Starting the Group W Movement
War and Arlo Guthrie's Thanksgiving: Sitting on the Group W Bench
By RON JACOBS
I first heard "Alice's Restaurant" in 1968 on Washington DC's underground radio station WHFS. The most memorable time I heard it was in May 1970 on the day after the military murders at Kent State when a friend read it in homeroom at the junior high I attended in Frankfurt, Germany. The song's innocence and hope echo today in the empty chambers of our empty culture where the current antiwar movement has yet to find an anthem. For those who don't know this song by Arlo Guthrie, it is the story of a littering arrest that becomes a humorous yet pointed diatribe against the culture of war and conformity. The littering arrest itself took place on Thanksgiving Day in 1965 and the draft was in full swing-filling the growing demands of the war machine and its war of the day.
Guthrie's song was part of a general distrust of authority making its way back into white America after a post World War Two hiatus. It was more than distrust actually. In fact, it was turning quickly into a refusal to go along with said authority. For the most part, this sentiment was most profoundly felt and expressed by the young via their music, culture and politics. In a story told several times over and with an equal number of twists, the youth counterculture of the time was a culture of opposition. Sometimes that opposition took the form of protests and direct action against authority and sometimes it wore the costume of color and danced to music enhanced by sex and drugs.
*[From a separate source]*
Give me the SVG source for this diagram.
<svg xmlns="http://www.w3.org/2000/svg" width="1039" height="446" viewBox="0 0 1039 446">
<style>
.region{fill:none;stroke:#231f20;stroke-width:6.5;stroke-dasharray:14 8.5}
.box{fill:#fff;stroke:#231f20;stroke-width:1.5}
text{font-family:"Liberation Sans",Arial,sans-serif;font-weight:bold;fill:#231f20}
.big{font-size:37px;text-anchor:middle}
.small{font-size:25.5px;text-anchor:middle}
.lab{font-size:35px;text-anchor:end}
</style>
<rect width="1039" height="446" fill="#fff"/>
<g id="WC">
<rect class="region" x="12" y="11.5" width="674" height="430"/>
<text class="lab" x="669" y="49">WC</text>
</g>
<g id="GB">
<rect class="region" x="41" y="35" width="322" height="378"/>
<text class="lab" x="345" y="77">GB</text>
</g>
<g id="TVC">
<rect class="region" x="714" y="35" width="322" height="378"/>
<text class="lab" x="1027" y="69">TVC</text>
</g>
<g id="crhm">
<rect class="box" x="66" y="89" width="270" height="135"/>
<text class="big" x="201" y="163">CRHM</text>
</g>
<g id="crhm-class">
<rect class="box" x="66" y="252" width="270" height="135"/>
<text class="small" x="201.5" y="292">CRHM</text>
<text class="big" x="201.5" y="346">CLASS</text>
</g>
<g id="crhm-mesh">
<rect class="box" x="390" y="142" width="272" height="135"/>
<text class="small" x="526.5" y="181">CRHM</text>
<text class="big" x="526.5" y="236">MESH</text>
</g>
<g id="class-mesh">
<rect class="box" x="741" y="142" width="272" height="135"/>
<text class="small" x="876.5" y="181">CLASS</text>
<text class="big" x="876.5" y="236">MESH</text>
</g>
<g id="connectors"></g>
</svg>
As naïve as its audience and as jaded as its target, Arlo Guthrie's "Alice's Restaurant Massacree" combined all of the counterculture's aspects into a tale of disgust with the corporate status quo, opposition to its desire to classify us all and throw us into war, and some good ol' fun.
What can be more traditional than Thanksgiving, after all? Despite its negative historical connotations in that it celebrates the beginning of the Europeans' ethnic cleansing of the American continent's indigenous peoples, most folks in the United States celebrate it. It's not that they are celebrating their ancestors' massacre of the native peoples; it's that they see it as a time to gather with friends and family and have a good time. Even the homeless shelters take on a bit of a festive air this Thursday in November as merchants and individuals contribute time and money to preparing a traditional Thanksgiving meal for the residents of those often quite dismal places of refuge. Of course, the next day there is no more turkey and stuffing on the table and those without permanent shelter are still without a home. The wealthy, meanwhile, scrape several days worth of poor folks' Thanksgiving dinners into their garbage disposals.
The second part of Arlo's song takes place at the draft induction center formerly located on Whitehall Street in Manhattan, New York. He has received his draft notice and is reporting for the physical and mental exam that was given every inductee before he had his locks shorn and went off to boot camp and a life of military. After going through a number of tests, which are related quite hilariously by Guthrie, he is finally at the last station on his induction, where he is asked, "Have you ever been arrested?" This question naturally brings up Guthrie's entire tale of his Thanksgiving arrest for littering in Massachusetts and the entire trial following the arrest. Because of his arrest, he is sent to the Group W bench with all the other "criminals." There he is given another form that ends with the question: "Have you rehabilitated yourself?" I'll let Arlo tell the rest of the story ...I went over to the sargeant, and I said, "Sargeant, you got a lot a damn gall to ask me if I've rehabilitated myself, I mean, (with added emphasis and a sneer)
I mean, I mean that just, I'm sittin' here on the bench,
I mean I'm sittin here on the Group W bench 'cause you want to know if I'm moral enough to join the army, burn women, kids, houses and villages after bein' a litterbug."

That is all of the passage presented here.